Model：batch_l, batch_s, batch_q

根据上一步的分析可以知晓：batch_l, batch_s, batch_q三者的shape分别为：(batch_size，3，embed_matrix的编码空间维度)、（batch_size，3，Embedding编码维度）、（batch_size，3，Embedding编码维度）
注意batch_l也是经过了编码处理的，是在train开始之前。
_ = batch_train(model, embed_matrix[np.array(batch_l)], batch_t, batch_d, batch_label)

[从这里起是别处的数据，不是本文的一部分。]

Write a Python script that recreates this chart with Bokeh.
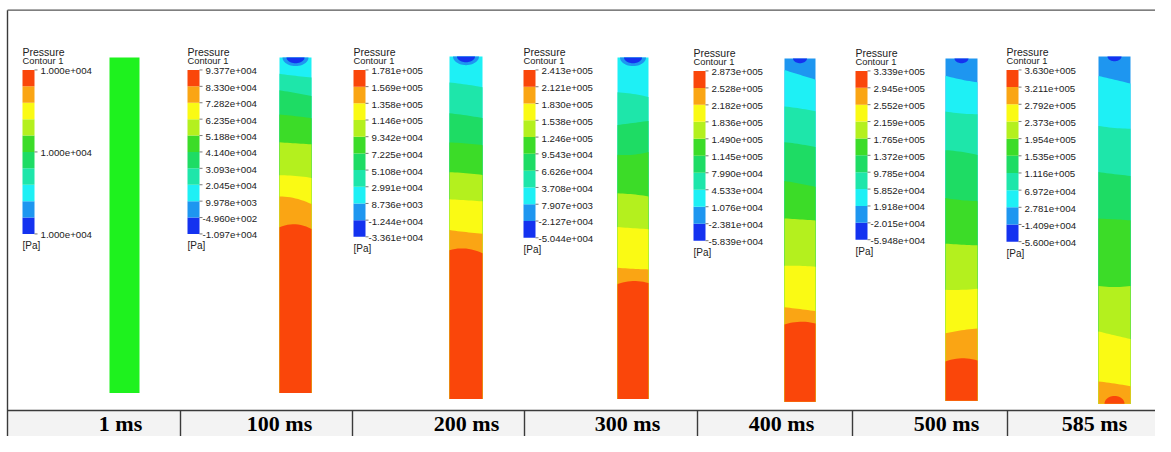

def forward(self, input_l, input_s, input_q, hc=None):
    output_hidden, output_cell = [], []
    self.check_forward_input(input_l, input_s, input_q)
    for step in range(input_l.size(1)):
        hc = self.cell(input_l[:, step, :], input_s[:, step, :], input_q[:, step, :], hc)
        output_hidden.append(hc[0])
        output_cell.append(hc[1])
    return torch.stack(output_hidden, 1), torch.stack(output_cell, 1)

# STLSTM
self.cell = STLSTMCell(input_size, hidden_size, bias) # input_size 为编码空间的维度。
hc = self.cell(input_l[:, step, :], input_s[:, step, :], input_q[:, step, :], hc)

# STLSTMCell 主要是定了很多参数。
st_lstm_cell(input_l=input_l, input_s=input_s, input_q=input_q,
                            hidden=hc[0], cell=hc[1],
                            w_ih=self.w_ih, w_hh=self.w_hh, w_s=self.w_s, w_q=self.w_q,
                            b_ih=self.b_ih, b_hh=self.b_hh)

# st_lstm_cell 最为核心的地方！
next_hidden, next_cell # 即 hc 包含的是含有该两个元素的列表。